• TASK STATEMENT
From the data that follows, print exactly the lines starting at the one containing "What Chart.js code" and ending at the one containing "5, 5, 5, 5, 5];"; include both of them and nothing more.

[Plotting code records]
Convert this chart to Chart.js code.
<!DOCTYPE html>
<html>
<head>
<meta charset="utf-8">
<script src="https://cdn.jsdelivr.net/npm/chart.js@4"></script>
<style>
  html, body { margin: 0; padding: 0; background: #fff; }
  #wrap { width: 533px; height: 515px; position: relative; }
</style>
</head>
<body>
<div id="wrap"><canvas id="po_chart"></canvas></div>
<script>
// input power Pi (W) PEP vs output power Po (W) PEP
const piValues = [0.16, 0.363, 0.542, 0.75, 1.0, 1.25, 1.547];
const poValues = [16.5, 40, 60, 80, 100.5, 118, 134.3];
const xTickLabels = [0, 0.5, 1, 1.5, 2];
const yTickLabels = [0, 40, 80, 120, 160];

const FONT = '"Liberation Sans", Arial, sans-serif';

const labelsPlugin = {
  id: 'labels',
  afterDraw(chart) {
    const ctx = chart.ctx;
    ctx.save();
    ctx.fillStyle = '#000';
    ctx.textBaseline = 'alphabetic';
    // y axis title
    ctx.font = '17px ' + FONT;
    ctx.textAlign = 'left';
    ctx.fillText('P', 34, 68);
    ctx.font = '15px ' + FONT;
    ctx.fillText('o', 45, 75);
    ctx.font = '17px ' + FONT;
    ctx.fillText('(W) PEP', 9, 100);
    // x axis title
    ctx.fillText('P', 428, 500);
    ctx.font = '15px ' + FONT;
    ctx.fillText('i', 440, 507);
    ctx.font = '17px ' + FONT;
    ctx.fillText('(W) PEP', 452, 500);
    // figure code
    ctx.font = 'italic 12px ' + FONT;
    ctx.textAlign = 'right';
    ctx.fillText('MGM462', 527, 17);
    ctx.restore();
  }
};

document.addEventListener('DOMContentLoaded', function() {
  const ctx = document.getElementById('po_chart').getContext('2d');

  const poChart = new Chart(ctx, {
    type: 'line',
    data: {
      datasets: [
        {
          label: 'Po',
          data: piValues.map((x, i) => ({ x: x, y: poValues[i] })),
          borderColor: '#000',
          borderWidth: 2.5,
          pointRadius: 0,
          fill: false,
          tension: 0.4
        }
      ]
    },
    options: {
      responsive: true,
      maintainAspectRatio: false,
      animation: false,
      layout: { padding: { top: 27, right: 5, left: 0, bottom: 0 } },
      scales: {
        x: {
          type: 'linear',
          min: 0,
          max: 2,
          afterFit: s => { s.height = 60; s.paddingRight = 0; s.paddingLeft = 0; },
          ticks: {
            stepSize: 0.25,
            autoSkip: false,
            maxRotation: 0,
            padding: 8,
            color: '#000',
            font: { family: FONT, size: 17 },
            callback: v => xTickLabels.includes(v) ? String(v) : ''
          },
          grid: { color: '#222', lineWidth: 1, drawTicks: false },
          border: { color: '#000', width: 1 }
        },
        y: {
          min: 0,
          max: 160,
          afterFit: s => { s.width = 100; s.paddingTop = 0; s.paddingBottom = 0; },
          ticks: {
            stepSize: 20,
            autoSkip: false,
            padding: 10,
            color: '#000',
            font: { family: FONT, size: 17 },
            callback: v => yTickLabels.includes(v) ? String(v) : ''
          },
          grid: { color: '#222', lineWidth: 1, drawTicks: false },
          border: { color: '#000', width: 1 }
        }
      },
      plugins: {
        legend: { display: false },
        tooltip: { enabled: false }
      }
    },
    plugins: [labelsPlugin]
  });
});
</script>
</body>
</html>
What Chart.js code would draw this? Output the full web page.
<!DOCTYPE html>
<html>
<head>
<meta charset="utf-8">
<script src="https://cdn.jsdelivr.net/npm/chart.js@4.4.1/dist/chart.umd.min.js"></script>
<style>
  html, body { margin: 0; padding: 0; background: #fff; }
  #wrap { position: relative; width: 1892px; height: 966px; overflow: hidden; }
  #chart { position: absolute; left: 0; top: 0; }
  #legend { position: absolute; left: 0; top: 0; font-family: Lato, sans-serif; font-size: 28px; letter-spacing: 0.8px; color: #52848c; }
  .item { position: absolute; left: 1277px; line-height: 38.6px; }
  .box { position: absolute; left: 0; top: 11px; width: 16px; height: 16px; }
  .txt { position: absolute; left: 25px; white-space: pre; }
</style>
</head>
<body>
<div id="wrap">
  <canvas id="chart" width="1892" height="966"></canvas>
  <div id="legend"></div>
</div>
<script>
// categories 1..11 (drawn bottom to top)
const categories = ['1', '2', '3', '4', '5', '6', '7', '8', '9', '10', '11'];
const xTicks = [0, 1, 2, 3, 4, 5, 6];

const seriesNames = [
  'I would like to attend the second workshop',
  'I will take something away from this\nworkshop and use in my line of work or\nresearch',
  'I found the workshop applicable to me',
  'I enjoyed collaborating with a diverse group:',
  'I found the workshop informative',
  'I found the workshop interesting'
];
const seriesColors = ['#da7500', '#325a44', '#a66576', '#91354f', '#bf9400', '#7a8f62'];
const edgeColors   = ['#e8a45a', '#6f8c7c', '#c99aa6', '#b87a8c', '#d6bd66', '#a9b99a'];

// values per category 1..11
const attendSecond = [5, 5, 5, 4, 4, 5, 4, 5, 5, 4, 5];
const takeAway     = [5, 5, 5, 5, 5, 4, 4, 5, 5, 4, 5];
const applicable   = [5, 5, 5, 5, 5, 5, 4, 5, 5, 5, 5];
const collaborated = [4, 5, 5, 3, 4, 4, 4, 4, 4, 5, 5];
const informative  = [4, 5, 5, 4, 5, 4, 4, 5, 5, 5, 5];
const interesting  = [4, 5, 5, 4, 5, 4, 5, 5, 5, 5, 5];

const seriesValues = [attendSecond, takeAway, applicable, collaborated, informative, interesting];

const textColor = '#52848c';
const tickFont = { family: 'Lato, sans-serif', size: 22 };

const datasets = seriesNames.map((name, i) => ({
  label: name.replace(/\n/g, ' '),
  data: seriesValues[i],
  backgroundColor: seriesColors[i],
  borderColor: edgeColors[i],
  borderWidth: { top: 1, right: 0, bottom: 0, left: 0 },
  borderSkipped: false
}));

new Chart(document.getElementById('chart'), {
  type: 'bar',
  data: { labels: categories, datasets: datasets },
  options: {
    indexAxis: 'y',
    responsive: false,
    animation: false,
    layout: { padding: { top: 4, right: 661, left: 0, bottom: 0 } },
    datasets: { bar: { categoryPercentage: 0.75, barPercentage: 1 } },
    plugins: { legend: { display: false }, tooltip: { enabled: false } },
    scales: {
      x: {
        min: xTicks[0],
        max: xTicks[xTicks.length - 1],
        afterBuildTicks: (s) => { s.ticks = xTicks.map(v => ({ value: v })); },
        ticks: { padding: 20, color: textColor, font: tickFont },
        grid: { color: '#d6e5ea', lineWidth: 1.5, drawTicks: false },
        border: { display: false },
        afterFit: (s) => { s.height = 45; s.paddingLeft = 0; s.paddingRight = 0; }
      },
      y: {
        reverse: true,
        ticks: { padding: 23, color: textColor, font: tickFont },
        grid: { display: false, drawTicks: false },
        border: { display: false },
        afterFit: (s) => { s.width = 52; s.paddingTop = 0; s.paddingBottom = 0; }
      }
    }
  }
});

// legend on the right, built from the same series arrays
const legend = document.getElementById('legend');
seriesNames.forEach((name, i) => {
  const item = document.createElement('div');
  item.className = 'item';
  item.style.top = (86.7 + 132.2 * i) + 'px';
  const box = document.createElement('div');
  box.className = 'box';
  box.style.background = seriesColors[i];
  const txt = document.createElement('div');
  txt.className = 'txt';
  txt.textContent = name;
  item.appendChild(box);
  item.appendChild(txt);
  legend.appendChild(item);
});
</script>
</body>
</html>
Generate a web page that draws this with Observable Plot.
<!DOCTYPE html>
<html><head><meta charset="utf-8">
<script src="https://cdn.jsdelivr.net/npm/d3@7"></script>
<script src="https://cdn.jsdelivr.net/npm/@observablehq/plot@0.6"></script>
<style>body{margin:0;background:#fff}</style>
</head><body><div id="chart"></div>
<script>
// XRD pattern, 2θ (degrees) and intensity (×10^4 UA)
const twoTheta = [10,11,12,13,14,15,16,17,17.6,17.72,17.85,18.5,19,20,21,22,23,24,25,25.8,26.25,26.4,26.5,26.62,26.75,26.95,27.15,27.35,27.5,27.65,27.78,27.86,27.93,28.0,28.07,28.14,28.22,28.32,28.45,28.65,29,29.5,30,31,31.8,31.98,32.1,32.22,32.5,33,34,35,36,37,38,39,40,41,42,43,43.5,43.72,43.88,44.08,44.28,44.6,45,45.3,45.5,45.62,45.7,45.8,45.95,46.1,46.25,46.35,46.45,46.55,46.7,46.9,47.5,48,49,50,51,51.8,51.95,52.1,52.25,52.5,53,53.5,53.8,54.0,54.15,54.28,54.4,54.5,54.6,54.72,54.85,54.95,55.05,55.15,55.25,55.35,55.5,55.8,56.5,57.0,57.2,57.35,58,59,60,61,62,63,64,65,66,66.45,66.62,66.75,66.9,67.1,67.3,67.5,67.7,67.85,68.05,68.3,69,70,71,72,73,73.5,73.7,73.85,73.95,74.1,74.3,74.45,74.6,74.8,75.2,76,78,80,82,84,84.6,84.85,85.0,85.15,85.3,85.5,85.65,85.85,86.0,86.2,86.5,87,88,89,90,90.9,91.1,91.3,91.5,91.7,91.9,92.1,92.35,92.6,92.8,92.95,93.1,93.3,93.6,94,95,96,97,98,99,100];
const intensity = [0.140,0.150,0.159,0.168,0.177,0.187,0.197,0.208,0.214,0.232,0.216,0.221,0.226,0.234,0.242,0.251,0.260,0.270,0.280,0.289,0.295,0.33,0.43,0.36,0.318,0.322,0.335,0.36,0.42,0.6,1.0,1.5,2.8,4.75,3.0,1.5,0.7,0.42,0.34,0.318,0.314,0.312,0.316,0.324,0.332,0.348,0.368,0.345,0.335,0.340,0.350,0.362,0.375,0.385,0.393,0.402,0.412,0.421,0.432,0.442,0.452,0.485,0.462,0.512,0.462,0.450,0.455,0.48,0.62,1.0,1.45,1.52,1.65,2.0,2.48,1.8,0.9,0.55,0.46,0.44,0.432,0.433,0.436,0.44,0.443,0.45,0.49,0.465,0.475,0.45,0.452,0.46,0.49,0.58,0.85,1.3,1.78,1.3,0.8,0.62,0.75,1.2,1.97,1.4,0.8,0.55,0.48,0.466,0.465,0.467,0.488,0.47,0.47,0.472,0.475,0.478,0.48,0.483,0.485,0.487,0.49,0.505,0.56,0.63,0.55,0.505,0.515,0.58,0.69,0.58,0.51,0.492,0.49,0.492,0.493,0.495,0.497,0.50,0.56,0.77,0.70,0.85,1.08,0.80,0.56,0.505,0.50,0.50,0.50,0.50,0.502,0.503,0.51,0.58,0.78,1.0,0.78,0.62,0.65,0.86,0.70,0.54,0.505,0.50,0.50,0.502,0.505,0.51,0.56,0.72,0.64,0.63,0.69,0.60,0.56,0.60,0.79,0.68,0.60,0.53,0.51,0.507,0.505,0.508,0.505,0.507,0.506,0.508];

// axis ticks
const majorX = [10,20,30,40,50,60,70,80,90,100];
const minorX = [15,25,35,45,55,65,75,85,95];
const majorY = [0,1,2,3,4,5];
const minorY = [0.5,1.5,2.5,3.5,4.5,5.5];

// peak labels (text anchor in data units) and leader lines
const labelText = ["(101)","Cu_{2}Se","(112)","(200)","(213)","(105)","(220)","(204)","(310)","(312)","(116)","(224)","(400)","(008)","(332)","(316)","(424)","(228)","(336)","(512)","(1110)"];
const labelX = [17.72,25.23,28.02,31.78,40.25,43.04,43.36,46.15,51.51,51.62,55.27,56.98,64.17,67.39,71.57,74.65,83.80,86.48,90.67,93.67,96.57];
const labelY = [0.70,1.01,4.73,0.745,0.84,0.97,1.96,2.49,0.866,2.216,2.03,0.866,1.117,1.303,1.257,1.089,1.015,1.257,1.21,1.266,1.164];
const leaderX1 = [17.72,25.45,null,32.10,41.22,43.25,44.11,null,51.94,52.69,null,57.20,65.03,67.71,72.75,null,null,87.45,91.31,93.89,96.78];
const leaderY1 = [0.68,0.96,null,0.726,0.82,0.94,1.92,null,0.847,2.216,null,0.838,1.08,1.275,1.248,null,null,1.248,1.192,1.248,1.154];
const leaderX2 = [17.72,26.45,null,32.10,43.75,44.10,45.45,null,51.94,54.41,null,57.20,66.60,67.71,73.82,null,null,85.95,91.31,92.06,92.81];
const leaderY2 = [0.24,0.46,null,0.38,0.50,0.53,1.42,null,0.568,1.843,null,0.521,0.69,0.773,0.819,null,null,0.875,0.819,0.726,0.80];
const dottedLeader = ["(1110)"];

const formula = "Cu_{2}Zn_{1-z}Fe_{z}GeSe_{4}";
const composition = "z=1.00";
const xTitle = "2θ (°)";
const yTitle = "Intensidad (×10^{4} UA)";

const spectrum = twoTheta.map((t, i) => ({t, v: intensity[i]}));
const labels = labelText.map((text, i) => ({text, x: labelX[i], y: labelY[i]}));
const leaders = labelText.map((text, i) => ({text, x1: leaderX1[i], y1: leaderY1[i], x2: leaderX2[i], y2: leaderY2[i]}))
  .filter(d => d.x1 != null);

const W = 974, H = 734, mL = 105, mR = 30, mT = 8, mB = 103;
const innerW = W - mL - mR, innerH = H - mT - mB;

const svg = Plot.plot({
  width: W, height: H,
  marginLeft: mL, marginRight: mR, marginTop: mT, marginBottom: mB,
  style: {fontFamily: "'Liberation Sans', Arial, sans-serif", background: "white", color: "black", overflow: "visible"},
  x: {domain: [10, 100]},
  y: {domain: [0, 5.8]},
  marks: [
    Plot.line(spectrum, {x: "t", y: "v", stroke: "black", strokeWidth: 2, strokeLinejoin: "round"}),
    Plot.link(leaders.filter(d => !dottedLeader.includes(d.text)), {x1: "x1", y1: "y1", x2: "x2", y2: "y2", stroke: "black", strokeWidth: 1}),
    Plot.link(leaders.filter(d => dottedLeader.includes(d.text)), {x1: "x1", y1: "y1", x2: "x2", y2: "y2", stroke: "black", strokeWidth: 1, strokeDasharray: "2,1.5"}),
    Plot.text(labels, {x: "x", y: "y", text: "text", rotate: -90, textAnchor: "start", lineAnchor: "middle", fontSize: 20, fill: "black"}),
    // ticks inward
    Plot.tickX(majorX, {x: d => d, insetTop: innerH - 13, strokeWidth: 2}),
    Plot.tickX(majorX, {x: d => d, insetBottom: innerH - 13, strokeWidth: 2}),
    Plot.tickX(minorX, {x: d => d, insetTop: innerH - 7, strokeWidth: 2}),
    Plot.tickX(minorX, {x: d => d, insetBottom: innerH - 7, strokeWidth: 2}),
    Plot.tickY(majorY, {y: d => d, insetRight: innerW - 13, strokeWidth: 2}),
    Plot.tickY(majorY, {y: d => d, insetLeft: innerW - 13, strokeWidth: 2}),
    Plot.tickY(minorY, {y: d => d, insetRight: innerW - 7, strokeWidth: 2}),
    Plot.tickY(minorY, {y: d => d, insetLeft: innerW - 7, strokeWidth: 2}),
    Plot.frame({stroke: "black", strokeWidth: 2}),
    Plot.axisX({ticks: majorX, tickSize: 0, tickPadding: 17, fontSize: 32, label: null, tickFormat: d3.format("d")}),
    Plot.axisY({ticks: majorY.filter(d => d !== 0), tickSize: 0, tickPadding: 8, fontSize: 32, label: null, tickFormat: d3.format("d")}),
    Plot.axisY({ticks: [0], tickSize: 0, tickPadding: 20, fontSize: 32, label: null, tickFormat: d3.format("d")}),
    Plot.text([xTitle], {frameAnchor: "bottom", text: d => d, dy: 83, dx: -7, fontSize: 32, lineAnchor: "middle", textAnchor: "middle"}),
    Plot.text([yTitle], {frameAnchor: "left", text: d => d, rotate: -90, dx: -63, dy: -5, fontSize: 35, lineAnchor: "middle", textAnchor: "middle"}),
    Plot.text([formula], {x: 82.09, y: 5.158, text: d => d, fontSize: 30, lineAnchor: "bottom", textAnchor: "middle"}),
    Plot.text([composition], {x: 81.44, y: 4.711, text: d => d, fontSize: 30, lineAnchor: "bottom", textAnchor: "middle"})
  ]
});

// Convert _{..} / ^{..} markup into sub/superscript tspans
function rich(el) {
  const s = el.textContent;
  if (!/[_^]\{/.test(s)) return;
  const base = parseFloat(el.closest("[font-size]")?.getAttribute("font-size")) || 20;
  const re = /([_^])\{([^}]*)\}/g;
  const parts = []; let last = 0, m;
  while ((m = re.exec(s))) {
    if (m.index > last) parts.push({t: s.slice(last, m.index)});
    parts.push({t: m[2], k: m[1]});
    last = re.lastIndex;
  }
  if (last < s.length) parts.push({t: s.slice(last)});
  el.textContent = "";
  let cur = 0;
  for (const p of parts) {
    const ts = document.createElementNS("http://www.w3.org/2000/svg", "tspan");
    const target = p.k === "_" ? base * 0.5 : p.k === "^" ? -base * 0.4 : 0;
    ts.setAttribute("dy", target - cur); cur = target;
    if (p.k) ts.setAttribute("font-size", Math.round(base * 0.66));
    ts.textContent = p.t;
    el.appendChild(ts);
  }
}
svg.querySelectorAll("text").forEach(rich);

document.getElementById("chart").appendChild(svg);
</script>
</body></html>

• FINAL ANSWER
What Chart.js code would draw this? Output the full web page.
<!DOCTYPE html>
<html>
<head>
<meta charset="utf-8">
<script src="https://cdn.jsdelivr.net/npm/chart.js@4.4.1/dist/chart.umd.min.js"></script>
<style>
  html, body { margin: 0; padding: 0; background: #fff; }
  #wrap { position: relative; width: 1892px; height: 966px; overflow: hidden; }
  #chart { position: absolute; left: 0; top: 0; }
  #legend { position: absolute; left: 0; top: 0; font-family: Lato, sans-serif; font-size: 28px; letter-spacing: 0.8px; color: #52848c; }
  .item { position: absolute; left: 1277px; line-height: 38.6px; }
  .box { position: absolute; left: 0; top: 11px; width: 16px; height: 16px; }
  .txt { position: absolute; left: 25px; white-space: pre; }
</style>
</head>
<body>
<div id="wrap">
  <canvas id="chart" width="1892" height="966"></canvas>
  <div id="legend"></div>
</div>
<script>
// categories 1..11 (drawn bottom to top)
const categories = ['1', '2', '3', '4', '5', '6', '7', '8', '9', '10', '11'];
const xTicks = [0, 1, 2, 3, 4, 5, 6];

const seriesNames = [
  'I would like to attend the second workshop',
  'I will take something away from this\nworkshop and use in my line of work or\nresearch',
  'I found the workshop applicable to me',
  'I enjoyed collaborating with a diverse group:',
  'I found the workshop informative',
  'I found the workshop interesting'
];
const seriesColors = ['#da7500', '#325a44', '#a66576', '#91354f', '#bf9400', '#7a8f62'];
const edgeColors   = ['#e8a45a', '#6f8c7c', '#c99aa6', '#b87a8c', '#d6bd66', '#a9b99a'];

// values per category 1..11
const attendSecond = [5, 5, 5, 4, 4, 5, 4, 5, 5, 4, 5];
const takeAway     = [5, 5, 5, 5, 5, 4, 4, 5, 5, 4, 5];
const applicable   = [5, 5, 5, 5, 5, 5, 4, 5, 5, 5, 5];
const collaborated = [4, 5, 5, 3, 4, 4, 4, 4, 4, 5, 5];
const informative  = [4, 5, 5, 4, 5, 4, 4, 5, 5, 5, 5];
const interesting  = [4, 5, 5, 4, 5, 4, 5, 5, 5, 5, 5];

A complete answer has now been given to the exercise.